Stated problem: Print the material below exactly as it stands, please, from its first line to the line holding "const ringValues = [1,2,3];", with no pictures.

Raw data:
######

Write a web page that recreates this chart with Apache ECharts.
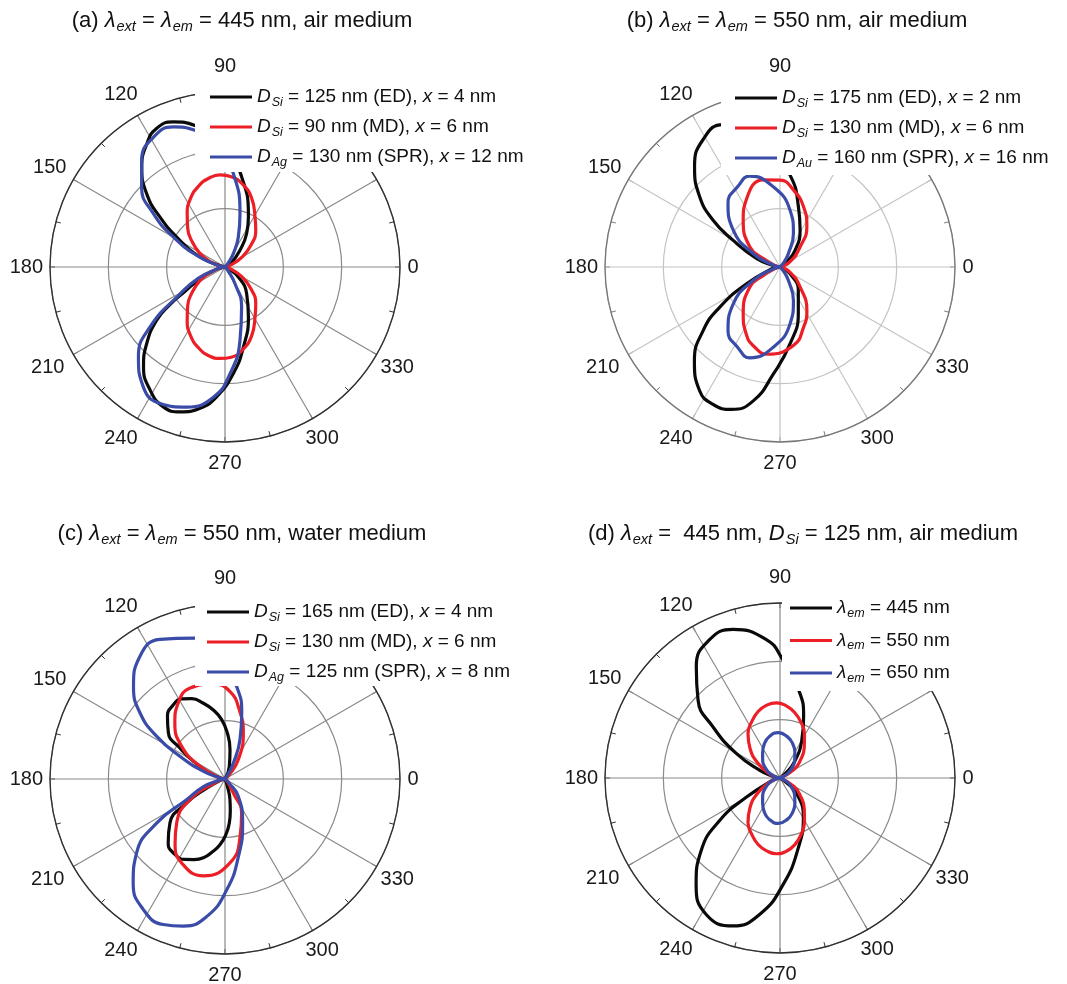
<!DOCTYPE html>
<html><head><meta charset="utf-8">
<script src="https://cdn.jsdelivr.net/npm/echarts@6/dist/echarts.min.js"></script>
<style>html,body{margin:0;padding:0;background:#fff;}#c{width:1067px;height:984px;}</style>
</head><body><div id="c"></div>
<script>
// ---------- data (angle in degrees, radius in arbitrary units) ----------
const angleTickValues = [0,30,60,90,120,150,180,210,240,270,300,330];
const ringValues = [1,2,3];

// (a) air, 445 nm
const aEdAng  = [30,35,48,57,65,79.5,90,102,109.6,116.3,122.4,129.8,136.9,142.4,149.4,158.2,164,172,180,188,196,205,211.3,214.4,218,224.4,230.8,238.7,246.2,252.8,260,266.3,274.5,282.9,295,309,323,335,340];
const aEdR    = [0,0.14,0.38,0.68,0.95,1.57,2.05,2.48,2.64,2.65,2.50,2.23,1.84,1.41,0.90,0.46,0.15,0.02,0,0.02,0.15,0.47,0.80,1.15,1.49,1.88,2.21,2.47,2.62,2.60,2.46,2.23,1.83,1.41,0.95,0.59,0.29,0.05,0];
const aMdAng  = [10,20,30,40,50,59,69,78,86,93,100,108,117,125,134,142,151,160,170,180,190,200,209,218,226,235,243,252,260,267,274,282,291,301,310,320,330,340,350];
const aMdR    = [0,0.12,0.33,0.58,0.82,1.0,1.27,1.45,1.55,1.58,1.55,1.46,1.31,1.13,0.92,0.72,0.50,0.28,0.08,0,0.08,0.28,0.50,0.72,0.92,1.13,1.31,1.46,1.55,1.57,1.55,1.45,1.27,1.0,0.82,0.58,0.33,0.12,0];
const aSprAng = [44,50,58,66,74.3,84.9,93,102.4,110.3,118.9,128,136.2,143.3,149.9,157.6,166,173,180,187,194,203,211,218.7,226.1,235.8,244.6,254.7,264.9,272.7,281.6,292.6,301,310,316];
const aSprR   = [0,0.08,0.27,0.56,0.95,1.61,2.05,2.40,2.56,2.54,2.32,1.98,1.53,1.02,0.53,0.15,0.03,0,0.03,0.15,0.5,0.9,1.65,2.14,2.49,2.59,2.49,2.24,1.83,1.28,0.74,0.33,0.08,0];

// (b) air, 550 nm
const bEdAng  = [30,37,48,61.4,73,83.2,97,111.8,121.2,130.4,138.8,145,150.3,160,168,174,180,186,193,206.6,213.7,219.6,227.7,237,244,251.2,258.7,266.4,277.4,291.4,308,326,335,342];
const bEdR    = [0,0.14,0.39,0.72,1.08,1.56,2.25,2.63,2.55,2.26,1.83,1.40,0.93,0.43,0.12,0.02,0,0.02,0.15,0.64,1.24,1.71,2.18,2.53,2.62,2.58,2.34,1.84,1.33,0.86,0.51,0.21,0.05,0];
const bMdAng  = [15,27,45,56.3,68.7,80.1,90,100.9,116.6,128.2,146.3,153.4,165,172,180,188,195,206.6,213.7,231.8,243.4,250.8,262,280,291.3,301.6,315,333,345];
const bMdR    = [0,0.19,0.49,0.83,1.11,1.34,1.49,1.52,1.29,1.02,0.62,0.32,0.08,0.01,0,0.01,0.08,0.32,0.62,1.02,1.29,1.42,1.51,1.36,1.11,0.88,0.49,0.19,0];
const bSprAng = [45,50,58,68.2,80,94.8,108.4,117.5,129.2,141.8,153.4,165,172,180,188,195,206.6,218.2,230.8,242.5,251.6,265.2,280,291.8,302,310,315];
const bSprR   = [0,0.1,0.27,0.62,0.99,1.38,1.64,1.56,1.41,1.02,0.51,0.12,0.02,0,0.02,0.12,0.51,1.02,1.41,1.56,1.64,1.38,0.99,0.62,0.27,0.1,0];

// (c) water, 550 nm
const cEdAng  = [66,71.1,80.3,87.1,93.2,99.6,105.9,112.5,118.3,124.8,132.5,140.9,145.4,150.8,158.2,168,180,192,206,212,218.7,228.5,236,243.6,249,254.7,260,265.6,271,275.6,279.5,283.6,288,292];
const cEdR    = [0,0.23,0.51,0.79,1.02,1.20,1.35,1.49,1.56,1.55,1.46,1.25,0.94,0.62,0.28,0.07,0,0.08,0.35,0.78,1.21,1.47,1.55,1.54,1.48,1.40,1.27,1.13,0.95,0.76,0.55,0.36,0.14,0];
const cMdAng  = [40,45,55.4,68.3,78.3,86.7,97,111,121.6,131.8,143,153.1,165,172,180,188,195,210.6,222.3,232,242.7,257.4,273.4,284.7,296,300.8,310,318];
const cMdR    = [0,0.1,0.40,0.85,1.21,1.50,1.64,1.67,1.53,1.29,0.93,0.48,0.12,0.02,0,0.02,0.12,0.70,1.12,1.39,1.62,1.70,1.44,1.02,0.65,0.28,0.08,0];
const cSprAng = [54,58,62.5,69.1,75.8,82.3,92,102,115,124.7,134.7,142.2,148,153.3,160.5,170,175,180,185,190,199.5,208.3,212.8,220,228.6,238,247,254.2,262.4,270.9,279.8,291.9,307.6,315,320];
const cSprR   = [0,0.1,0.31,0.72,1.17,1.57,2.1,2.47,2.64,2.56,2.23,1.84,1.38,0.86,0.39,0.08,0.02,0,0.02,0.08,0.39,0.75,1.39,1.98,2.38,2.64,2.71,2.62,2.38,1.90,1.35,0.81,0.37,0.1,0];

// (d) air, excitation 445 nm, D_Si = 125 nm
const d445Ang = [32,40,47,60.1,69,77.5,89.2,95.5,107.5,117,126.9,136.4,142.6,150.7,159,168,174,180,186,195,209.7,215.2,222.7,231.7,241.6,252.4,261.6,271.8,284.9,300.9,316.8,325,332];
const d445R   = [0,0.1,0.34,0.75,1.13,1.52,2.06,2.38,2.67,2.66,2.39,1.94,1.45,0.86,0.37,0.1,0.02,0,0.02,0.12,0.66,1.27,1.84,2.32,2.66,2.66,2.36,1.82,1.23,0.78,0.39,0.12,0];
const d550Ang = [20,31,41.5,51.6,60.8,69.3,77.4,85,92.7,100.3,108.2,116.6,125.7,135.5,146,158,170,180,190,202,214,224.5,234.3,243.4,251.8,259.7,267.3,275,282.6,290.7,299.2,308.4,318.5,329,340];
const d550R   = [0,0.28,0.47,0.67,0.86,1.02,1.15,1.24,1.29,1.27,1.20,1.08,0.94,0.72,0.46,0.20,0.05,0,0.05,0.20,0.46,0.72,0.94,1.08,1.20,1.27,1.30,1.26,1.17,1.03,0.86,0.67,0.47,0.28,0];
const d650Ang = [20,30,40,50,60,70,80,92,105,115,125,135,145,157,168,180,192,203,215,225,235,245,255,268,280,290,300,310,320,330,340];
const d650R   = [0,0.15,0.27,0.39,0.51,0.63,0.72,0.78,0.73,0.64,0.52,0.42,0.31,0.19,0.08,0,0.08,0.19,0.31,0.42,0.52,0.64,0.73,0.78,0.72,0.63,0.51,0.39,0.27,0.15,0];

// ---------- texts ----------
const titles = [
  '(a) {it|λ}{sub|ext} = {it|λ}{sub|em} = 445 nm, air medium',
  '(b) {it|λ}{sub|ext} = {it|λ}{sub|em} = 550 nm, air medium',
  '(c) {it|λ}{sub|ext} = {it|λ}{sub|em} = 550 nm, water medium',
  '(d) {it|λ}{sub|ext} =  445 nm, {it|D}{sub|Si} = 125 nm, air medium'
];
const legendLabels = {
  'a1': '{it|D}{sub|Si} = 125 nm (ED), {it|x} = 4 nm',
  'a2': '{it|D}{sub|Si} = 90 nm (MD), {it|x} = 6 nm',
  'a3': '{it|D}{sub|Ag} = 130 nm (SPR), {it|x} = 12 nm',
  'b1': '{it|D}{sub|Si} = 175 nm (ED), {it|x} = 2 nm',
  'b2': '{it|D}{sub|Si} = 130 nm (MD), {it|x} = 6 nm',
  'b3': '{it|D}{sub|Au} = 160 nm (SPR), {it|x} = 16 nm',
  'c1': '{it|D}{sub|Si} = 165 nm (ED), {it|x} = 4 nm',
  'c2': '{it|D}{sub|Si} = 130 nm (MD), {it|x} = 6 nm',
  'c3': '{it|D}{sub|Ag} = 125 nm (SPR), {it|x} = 8 nm',
  'd1': '{it|λ}{sub|em} = 445 nm',
  'd2': '{it|λ}{sub|em} = 550 nm',
  'd3': '{it|λ}{sub|em} = 650 nm'
};

// ---------- layout / style ----------
const FONT = 'Liberation Sans, Arial, sans-serif';
const BLACK = '#0a0a0a', RED = '#ec1f26', BLUE = '#3a4ca8';
const panels = [
  {center:[225,267], grid:'#8a8a8a', outer:'#303030', title:[242,8], legend:{left:195, top:78, pad:[7,12,3,15], gap:6}},
  {center:[780,267], grid:'#c4c4c4', outer:'#777777', title:[797,8], legend:{left:721, top:79, pad:[7,12,5,14], gap:6}},
  {center:[225,779], grid:'#8a8a8a', outer:'#303030', title:[242,521], legend:{left:195, top:590, pad:[10,12,2,12], gap:6}},
  {center:[780,778], grid:'#8a8a8a', outer:'#303030', title:[803,521], legend:{left:782, top:588, pad:[8,12,6,8], gap:8.5}}
];
const seriesDefs = [
  ['a1',aEdAng,aEdR,BLACK,0],['a2',aMdAng,aMdR,RED,0],['a3',aSprAng,aSprR,BLUE,0],
  ['b1',bEdAng,bEdR,BLACK,1],['b2',bMdAng,bMdR,RED,1],['b3',bSprAng,bSprR,BLUE,1],
  ['c1',cEdAng,cEdR,BLACK,2],['c2',cMdAng,cMdR,RED,2],['c3',cSprAng,cSprR,BLUE,2],
  ['d1',d445Ang,d445R,BLACK,3],['d2',d550Ang,d550R,RED,3],['d3',d650Ang,d650R,BLUE,3]
];

const richLegend = {
  it: {fontStyle:'italic', fontSize:19, lineHeight:22, fontFamily:FONT, color:'#111'},
  sub:{fontStyle:'italic', fontSize:12.5, lineHeight:13, padding:[11,0,0,1], fontFamily:FONT, color:'#111'}
};
const richTitle = {
  it: {fontStyle:'italic', fontSize:22, lineHeight:25, fontFamily:FONT, color:'#111'},
  sub:{fontStyle:'italic', fontSize:14.5, lineHeight:15, padding:[13,0,0,1], fontFamily:FONT, color:'#111'}
};
// per-label offsets so the angle labels sit where the reference puts them
const angleLabelPad = {
  0:[0,0,0,7.5], 90:[0,0,32,0], 120:[0,0,21,0], 150:[0,7,4.5,0], 180:[0,7,0,0],
  210:[5.5,9,0,0], 240:[19,0,0,0], 270:[23,0,0,0], 300:[19,0,0,-7], 330:[5.5,0,0,4]
};
const richAngle = {};
Object.keys(angleLabelPad).forEach(k=>{
  richAngle['l'+k] = {fontSize:20, lineHeight:20, fontFamily:FONT, color:'#1a1a1a', padding:angleLabelPad[k]};
});

const option = {
  animation:false,
  backgroundColor:'#fff',
  title: panels.map((p,i)=>({
    text: titles[i], left:p.title[0], top:p.title[1], textAlign:'center', padding:0,
    textStyle:{fontSize:22, fontWeight:'normal', color:'#111', fontFamily:FONT, lineHeight:25, rich:richTitle}
  })),
  polar: panels.map(p=>({center:p.center, radius:175})),
  angleAxis: panels.map((p,i)=>({
    polarIndex:i, type:'value', min:0, max:360, interval:30, startAngle:0, clockwise:false,
    axisLine:{show:true, lineStyle:{color:p.outer, width:1.3}},
    axisTick:{show:true, inside:true, length:5, lineStyle:{color:p.outer, width:1}},
    minorTick:{show:true, splitNumber:2, length:5, lineStyle:{color:p.outer, width:1}},
    splitLine:{show:true, lineStyle:{color:p.grid, width:1.2}},
    axisLabel:{show:true, margin:0, fontSize:20, color:'#1a1a1a', fontFamily:FONT,
      formatter:function(v){
        if (v===360 || v===30 || v===60) return '';
        return '{l' + v + '|' + v + '}';
      },
      rich:richAngle
    }
  })),
  radiusAxis: panels.map((p,i)=>({
    polarIndex:i, type:'value', min:0, max:3, interval:1,
    axisLine:{show:false}, axisTick:{show:false}, axisLabel:{show:false},
    splitLine:{show:true, lineStyle:{color:p.grid, width:1.2}}
  })),
  legend: panels.map((p,i)=>{
    const k = 'abcd'[i];
    return {
      orient:'vertical', left:p.legend.left, top:p.legend.top, padding:p.legend.pad,
      itemGap:p.legend.gap, itemWidth:42, itemHeight:3, icon:'rect', backgroundColor:'#fff',
      selectedMode:false, data:[k+'1',k+'2',k+'3'],
      formatter:function(n){return legendLabels[n];},
      textStyle:{fontSize:19, color:'#111', fontFamily:FONT, lineHeight:22, rich:richLegend}
    };
  }),
  series: seriesDefs.map(([name,ang,r,color,pi])=>({
    name:name, type:'line', coordinateSystem:'polar', polarIndex:pi,
    data: ang.map((a,j)=>[r[j], a]),
    symbol:'none', smooth:0.5, silent:true,
    lineStyle:{color:color, width:3.2}, itemStyle:{color:color}
  }))
};

const chart = echarts.init(document.getElementById('c'), null, {renderer:'canvas'});
chart.setOption(option);
</script></body></html>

######

The result:
Write a web page that recreates this chart with Apache ECharts.
<!DOCTYPE html>
<html><head><meta charset="utf-8">
<script src="https://cdn.jsdelivr.net/npm/echarts@6/dist/echarts.min.js"></script>
<style>html,body{margin:0;padding:0;background:#fff;}#c{width:1067px;height:984px;}</style>
</head><body><div id="c"></div>
<script>
// ---------- data (angle in degrees, radius in arbitrary units) ----------
const angleTickValues = [0,30,60,90,120,150,180,210,240,270,300,330];
const ringValues = [1,2,3];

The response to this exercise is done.